According to the Vatican newspaper L’Osservatore Romano, the birth control pill is polluting the environment and is partly responsible for male infertility.

The pill “has for some years had devastating effects on the environment by releasing tons of hormones into nature” through female urine, said Pedro Jose Maria Simon Castellvi, president of the International Federation of Catholic Medical Associations, in the Jan. 3  report.

“We have sufficient evidence to state that a non-negligible cause of male infertility in the West is the environmental pollution caused by the pill,” he said. 

“We are faced with a clear anti-environmental effect which demands more explanation on the part of the manufacturers,” Mr Castellvi said.

It is already known that increased lifetime exposure to estrogen has caused world cancer rates to jump by 26 percent since 1980 and the Columbia Environmental Research Center is already studying whether estrogen-contaminated water may be affecting human males.

Studies have shown that the sperm count in healthy males has dropped by half in the past 50 years, according to a global review of 61 studies involving nearly 15,000 men. As long ago as 1992, the British Medical Journal published a study that found men in Western countries today have less than half the sperm production of their grandfathers.

There have also been numerous studies in recent years of synthetic birth control hormones being excreted into water systems and wreaking havoc on the sex of fish stock.

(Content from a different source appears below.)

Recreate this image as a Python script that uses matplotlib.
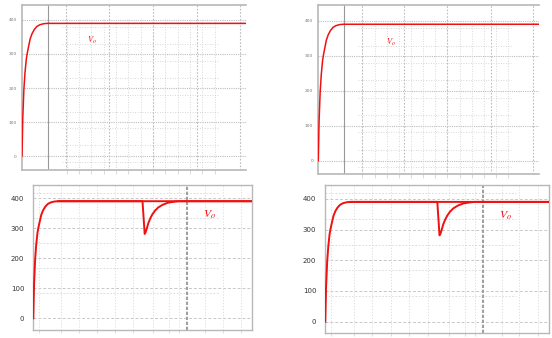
import matplotlib
matplotlib.use("Agg")
from matplotlib import pyplot as plt
from matplotlib import font_manager

plt.rcParams["mathtext.fontset"] = "stix"

# start-up response of the output voltage (s, V)
rise_t = [0, 0.002, 0.005, 0.008, 0.0115, 0.014, 0.018, 0.022, 0.027,
          0.033, 0.040, 0.048, 0.058, 0.068, 0.6]
rise_v = [0, 110, 195, 245, 285, 302, 324, 345, 360,
          372, 381, 386, 389, 390, 390]

# load step at 0.3 s: dip and recovery (s, V)
dip_t = [0.068, 0.300, 0.303, 0.306, 0.309, 0.312, 0.316, 0.321, 0.327,
         0.334, 0.343, 0.355, 0.370, 0.385, 0.400, 0.6]
dip_v = [390, 390, 335, 281, 288, 300, 317, 332, 346,
         358, 369, 378, 385, 388, 390, 390]

yticks = [0, 100, 200, 300, 400]
label = r"$V_o$"
red = "#f01010"

top_cursor = 0.07
bottom_cursor = 0.422

# grid of the top (scope) panels
top_major_x = [0.118, 0.233, 0.351, 0.469, 0.584]
top_minor_x = [0.12 + 0.033 * i for i in range(13)]
top_minor_y = [-18 + 49.5 * i for i in range(9)]

# grid of the bottom panels
bot_major_x = [0.076, 0.175, 0.274, 0.373, 0.472, 0.571]
bot_minor_x = [0.016, 0.125, 0.225, 0.330, 0.400, 0.520]
bot_minor_y = [84, 167, 251, 335, 418]

fig = plt.figure(figsize=(5.52, 3.38), dpi=100)

narrow = "Liberation Sans Narrow"
names = {f.name for f in font_manager.fontManager.ttflist}
if narrow not in names:
    narrow = "DejaVu Sans"


def setup_top(rect, ylim, lx, ly):
    ax = fig.add_axes(rect)
    ax.set_xlim(0, 0.6)
    ax.set_ylim(*ylim)
    for y in yticks:
        ax.axhline(y, color="#bdbdbd", lw=0.8, ls=(0, (1, 1)), zorder=1)
    for x in top_major_x:
        ax.axvline(x, color="#bdbdbd", lw=0.8, ls=(0, (1.5, 1.5)), zorder=1)
    for x in top_minor_x:
        ax.vlines(x, ylim[0], 405, color="#cccccc", lw=0.6,
                  ls=(0, (1, 2)), zorder=1)
    ax.hlines(top_minor_y, 0.107, 0.525, color="#cccccc", lw=0.6,
              ls=(0, (1, 2)), zorder=1)
    ax.axvline(top_cursor, color="#999999", lw=0.8, zorder=2)
    ax.plot(rise_t, rise_v, color=red, lw=1.1, zorder=3)
    ax.text(lx, ly, label, color=red, fontsize=6, style="italic")
    ax.set_yticks(yticks)
    ax.tick_params(axis="y", length=0, pad=3.8, labelsize=3.2,
                   labelcolor="#777777")
    ax.set_xticks(top_minor_x)
    ax.set_xticklabels([])
    ax.tick_params(axis="x", length=3, color="#d4d4d4", width=0.6)
    for s in ["left", "top", "bottom"]:
        ax.spines[s].set_color("#b8b8b8")
        ax.spines[s].set_linewidth(1.2)
    ax.spines["right"].set_visible(False)
    return ax


def setup_bottom(rect, ylim, lx, ly):
    ax = fig.add_axes(rect)
    ax.set_xlim(0, 0.6)
    ax.set_ylim(*ylim)
    for y in yticks:
        ax.axhline(y, color="#c8c8c8", lw=0.7, ls=(0, (3, 2)), zorder=1)
    ax.hlines(bot_minor_y, 0, 0.51, color="#d6d6d6", lw=0.6,
              ls=(0, (2, 2)), zorder=1)
    for x in bot_major_x + bot_minor_x:
        ax.axvline(x, color="#d8d8d8", lw=0.6, ls=(0, (1.5, 2)), zorder=1)
    ax.axvline(bottom_cursor, color="#a0a0a0", lw=1.5, ls=(0, (1.6, 0.8)),
               zorder=2)
    ax.plot(rise_t, rise_v, color=red, lw=1.4, zorder=3)
    ax.plot(dip_t, dip_v, color=red, lw=1.4, zorder=3)
    ax.text(lx, ly, label, color=red, fontsize=8.5, style="italic")
    ax.set_yticks(yticks)
    ax.tick_params(axis="y", length=0, pad=6.5, labelsize=5,
                   labelcolor="#333333")
    for t in ax.get_yticklabels():
        t.set_fontfamily(narrow)
    ax.set_xticks(bot_major_x + bot_minor_x)
    ax.set_xticklabels([])
    ax.tick_params(axis="x", length=2.5, color="#d8d8d8", width=0.6)
    for s in ax.spines.values():
        s.set_color("#b8b8b8")
        s.set_linewidth(1.0)
    return ax


setup_top([22 / 552, 1 - 170 / 338, 224 / 552, 165 / 338],
          (-41, 444), 0.175, 332)
setup_top([318.3 / 552, 1 - 174 / 338, 220.7 / 552, 169 / 338],
          (-38, 445), 0.185, 332)
setup_bottom([33.3 / 552, 1 - 330 / 338, 218.4 / 552, 145 / 338],
             (-39, 444), 0.465, 335)
setup_bottom([325.3 / 552, 1 - 333.3 / 338, 224 / 552, 148.6 / 338],
             (-38, 446), 0.465, 335)

fig.savefig("out.png", dpi=100)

For instance, a 2005 study conducted by scientists from the University of Colorado discovered fish with both male and female characteristics in a waterway located downstream from a Boulder sewage plant. One of the biologists, John Woodling, told the Denver Post that the discovery of trans-gendered fish was “the first thing that I’ve seen as a scientist that really scared me.”

Scientists know very little about what affect modern pharmaceuticals, such as birth control pills, may have on the environment. They only know from collecting environmental samples that a potential toxic soup of chemicals, including pain killers, antibiotics, cholesterol reducing, blood pressure regulating and chemotherapy drugs, is entering the ecosystem after being excreted by people.

“The drugs enter the wastewater, where treatment of sewage can be completely ineffective or very effective at removing them, depending on the type of drug and on the type of sewage treatment plant,” said Dr. Karen Kidd, a biology professor at the University of New Brunswick.

Dr. Kidd conducted an exhaustive seven-year study of the problem and presented the findings at the prestigious 2008 American Association for the Advancement of Science Conference.

With an estimated 100 million women worldwide taking some form of hormonal contraceptive, this problem will persist for years to come.